Each line from the top of the listing through the one holding "(488,714) -- cycle;" should be restated word for word, with nothing added and no pictures.

--- DATA LINES ---

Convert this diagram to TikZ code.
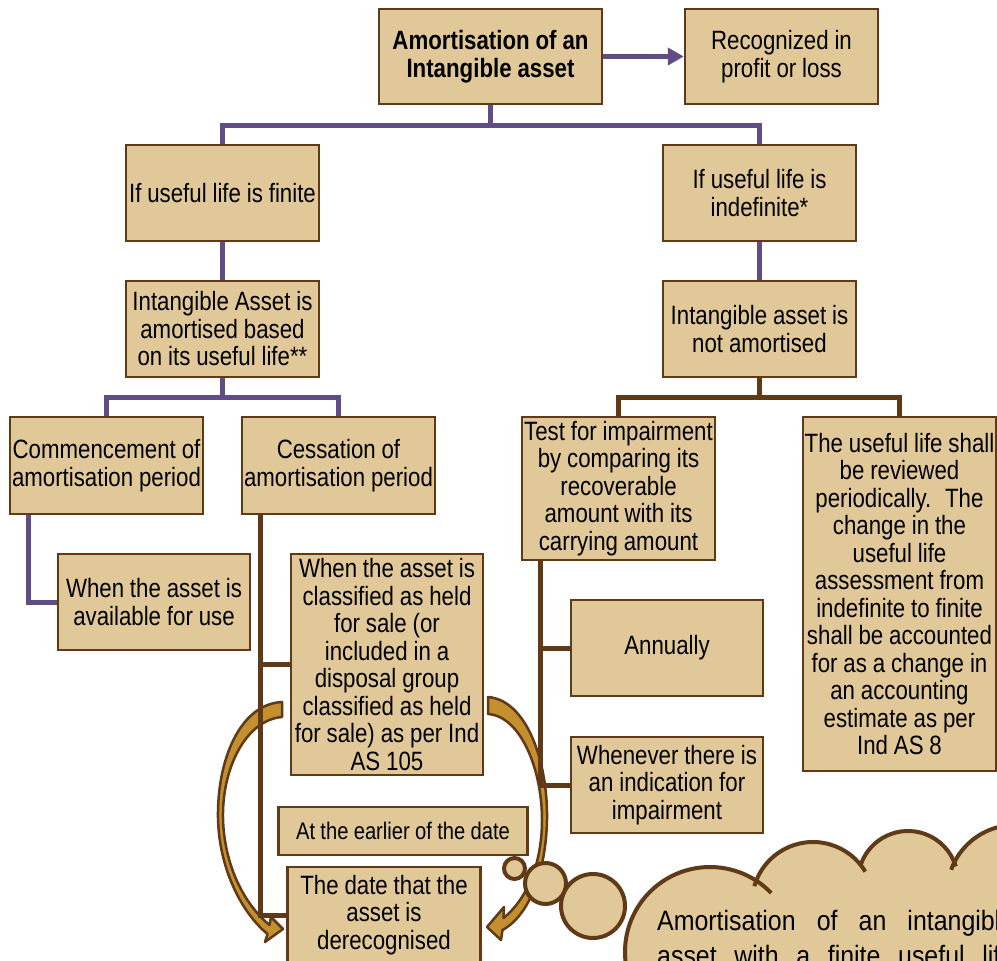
\documentclass[tikz,border=0pt]{standalone}
\usepackage{fontspec}
\setmainfont{Liberation Sans}[FakeStretch=0.84, WordSpace=0.95]
\newfontfamily\cloudfont{Liberation Sans}[FakeStretch=0.89]
\usetikzlibrary{arrows.meta}
\definecolor{boxfill}{RGB}{225,200,152}
\definecolor{bordbrown}{RGB}{96,57,22}
\definecolor{linepurple}{RGB}{96,76,134}
\definecolor{arrowgold}{RGB}{196,143,46}
\begin{document}
\begin{tikzpicture}[x=1pt,y=-1pt,
  box/.style={draw=bordbrown, line width=2.5pt, fill=boxfill, inner sep=0pt, align=center,
    minimum width=193pt, minimum height=96pt, font=\fontsize{26.5}{27.5}\selectfont},
  pline/.style={draw=linepurple, line width=5pt},
  bline/.style={draw=bordbrown, line width=5pt},
  curvedarrow/.style={draw=bordbrown, line width=2.5pt, fill=arrowgold, line join=round},
  bubble/.style={draw=bordbrown, line width=4pt, fill=boxfill},
  cloudline/.style={draw=bordbrown, line width=4pt},
  cloudtext/.style={anchor=base west, inner sep=0pt, font=\cloudfont\fontsize{28}{35}\selectfont},
]
\useasboundingbox (0,0) rectangle (997,961);
\clip (0,0) rectangle (997,961);

% curved arrows (behind everything else)
\path[curvedarrow] (282,702) .. controls (240,704) and (217,760) .. (218,818)
  .. controls (219,868) and (241,912) .. (267.5,934)
  -- (265,942) -- (283,929) -- (271,917) -- (269.5,925)
  .. controls (245,905) and (224,866) .. (223,818)
  .. controls (222,768) and (246,720) .. (282,717) -- cycle;
\path[curvedarrow] (488,697) .. controls (526,700) and (548,760) .. (547,820)
  .. controls (546,870) and (530,915) .. (502.5,930)
  -- (501,940) -- (487,927) -- (504,907) -- (503.5,918)
  .. controls (526,900) and (542,865) .. (542,820)
  .. controls (542,768) and (520,716) .. (488,714) -- cycle;

% boxes
\node[box, minimum width=223pt, minimum height=95pt] (main) at (490.5,56.5) {\bfseries Amortisation of an\\\bfseries Intangible asset};
\node[box, minimum height=95pt] (recog) at (781.5,56.5) {Recognized in\\profit or loss};
\node[box] (finite) at (222.5,193) {If useful life is finite};
\node[box] (indef) at (759.5,193) {If useful life is\\indefinite*};
\node[box] (amort) at (222.5,329) {Intangible Asset is\\amortised based\\on its useful life**};
\node[box] (notam) at (759.5,329) {Intangible asset is\\not amortised};
\node[box, minimum height=97pt] (commence) at (106.5,465.5) {Commencement of\\amortisation period};
\node[box, minimum height=97pt] (cess) at (338.5,465.5) {Cessation of\\amortisation period};
\node[box, minimum height=143pt] (test) at (618.5,488.5) {Test for impairment\\by comparing its\\recoverable\\amount with its\\carrying amount};
\node[box, minimum height=354pt] (review) at (899.5,594) {The useful life shall\\be reviewed\\periodically.~ The\\change in the\\useful life\\assessment from\\indefinite to finite\\shall be accounted\\for as a change in\\an accounting\\estimate as per\\Ind AS 8};
\node[box, minimum width=192pt] (avail) at (154,602) {When the asset is\\available for use};
\node[box, minimum width=192pt, minimum height=221pt] (held) at (387,664.5) {When the asset is\\classified as held\\for sale (or\\included in a\\disposal group\\classified as held\\for sale) as per Ind\\AS 105};
\node[box, minimum width=249pt, minimum height=48pt, font=\fontsize{24}{27}\selectfont] (earlier) at (403,831) {At the earlier of the date};
\node[box] (derec) at (384,915) {The date that the\\asset is\\derecognised};
\node[box, minimum width=192pt] (annual) at (667,648) {Annually};
\node[box, minimum width=192pt] (whenever) at (667,785) {Whenever there is\\an indication for\\impairment};

% connectors
\draw[pline, -{Triangle[length=16pt,width=17pt]}] (main.east) -- (recog.west);
\draw[pline] (main.south) -- (main.south |- 0,125) -| (finite.north);
\draw[pline] (main.south |- 0,125) -| (indef.north);
\draw[pline] (finite.south) -- (amort.north);
\draw[pline] (indef.south) -- (notam.north);
\draw[pline] (amort.south) -- (amort.south |- 0,397) -| (commence.north);
\draw[pline] (amort.south |- 0,397) -| (cess.north);
\draw[bline] (notam.south) -- (notam.south |- 0,397) -| (test.north);
\draw[bline] (notam.south |- 0,397) -| (review.north);
\draw[pline] ([xshift=20pt]commence.south west) |- (avail.west);
\draw[bline] ([xshift=20pt]cess.south west) |- (held.west);
\draw[bline] ([xshift=20pt]cess.south west) |- (derec.west);
\draw[bline] ([xshift=20pt]test.south west) |- (annual.west);
\draw[bline] ([xshift=20pt]test.south west) |- (whenever.west);

% thought bubbles and cloud
\path[bubble] (514.5,868.5) circle[radius=10.5];
\path[bubble] (545.5,883.5) circle[radius=20.5];
\path[bubble] (593,906) circle[radius=32];
\fill[boxfill] (710,952) circle[radius=85];
\fill[boxfill] (813,903) circle[radius=61];
\fill[boxfill] (908,881) circle[radius=50];
\fill[boxfill] (1015,893) circle[radius=68];
\fill[boxfill] (700,895) rectangle (1000,965);
\draw[cloudline] (710,952) ++(174:85) arc[start angle=174, end angle=316, radius=85];
\draw[cloudline] (813,903) ++(196:61) arc[start angle=196, end angle=329, radius=61];
\draw[cloudline] (908,881) ++(200:50) arc[start angle=200, end angle=343, radius=50];
\draw[cloudline] (1015,893) ++(200:68) arc[start angle=200, end angle=300, radius=68];
\node[cloudtext] (cloudA) at (657,930) {\makebox[357pt][s]{Amortisation of an intangible}};
\node[cloudtext] (cloudB) at (657,965) {\makebox[357pt][s]{asset with a finite useful life}};
\end{tikzpicture}
\end{document}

---

▸ RESULT FOR THIS EXERCISE
Convert this diagram to TikZ code.
\documentclass[tikz,border=0pt]{standalone}
\usepackage{fontspec}
\setmainfont{Liberation Sans}[FakeStretch=0.84, WordSpace=0.95]
\newfontfamily\cloudfont{Liberation Sans}[FakeStretch=0.89]
\usetikzlibrary{arrows.meta}
\definecolor{boxfill}{RGB}{225,200,152}
\definecolor{bordbrown}{RGB}{96,57,22}
\definecolor{linepurple}{RGB}{96,76,134}
\definecolor{arrowgold}{RGB}{196,143,46}
\begin{document}
\begin{tikzpicture}[x=1pt,y=-1pt,
  box/.style={draw=bordbrown, line width=2.5pt, fill=boxfill, inner sep=0pt, align=center,
    minimum width=193pt, minimum height=96pt, font=\fontsize{26.5}{27.5}\selectfont},
  pline/.style={draw=linepurple, line width=5pt},
  bline/.style={draw=bordbrown, line width=5pt},
  curvedarrow/.style={draw=bordbrown, line width=2.5pt, fill=arrowgold, line join=round},
  bubble/.style={draw=bordbrown, line width=4pt, fill=boxfill},
  cloudline/.style={draw=bordbrown, line width=4pt},
  cloudtext/.style={anchor=base west, inner sep=0pt, font=\cloudfont\fontsize{28}{35}\selectfont},
]
\useasboundingbox (0,0) rectangle (997,961);
\clip (0,0) rectangle (997,961);

% curved arrows (behind everything else)
\path[curvedarrow] (282,702) .. controls (240,704) and (217,760) .. (218,818)
  .. controls (219,868) and (241,912) .. (267.5,934)
  -- (265,942) -- (283,929) -- (271,917) -- (269.5,925)
  .. controls (245,905) and (224,866) .. (223,818)
  .. controls (222,768) and (246,720) .. (282,717) -- cycle;
\path[curvedarrow] (488,697) .. controls (526,700) and (548,760) .. (547,820)
  .. controls (546,870) and (530,915) .. (502.5,930)
  -- (501,940) -- (487,927) -- (504,907) -- (503.5,918)
  .. controls (526,900) and (542,865) .. (542,820)
  .. controls (542,768) and (520,716) .. (488,714) -- cycle;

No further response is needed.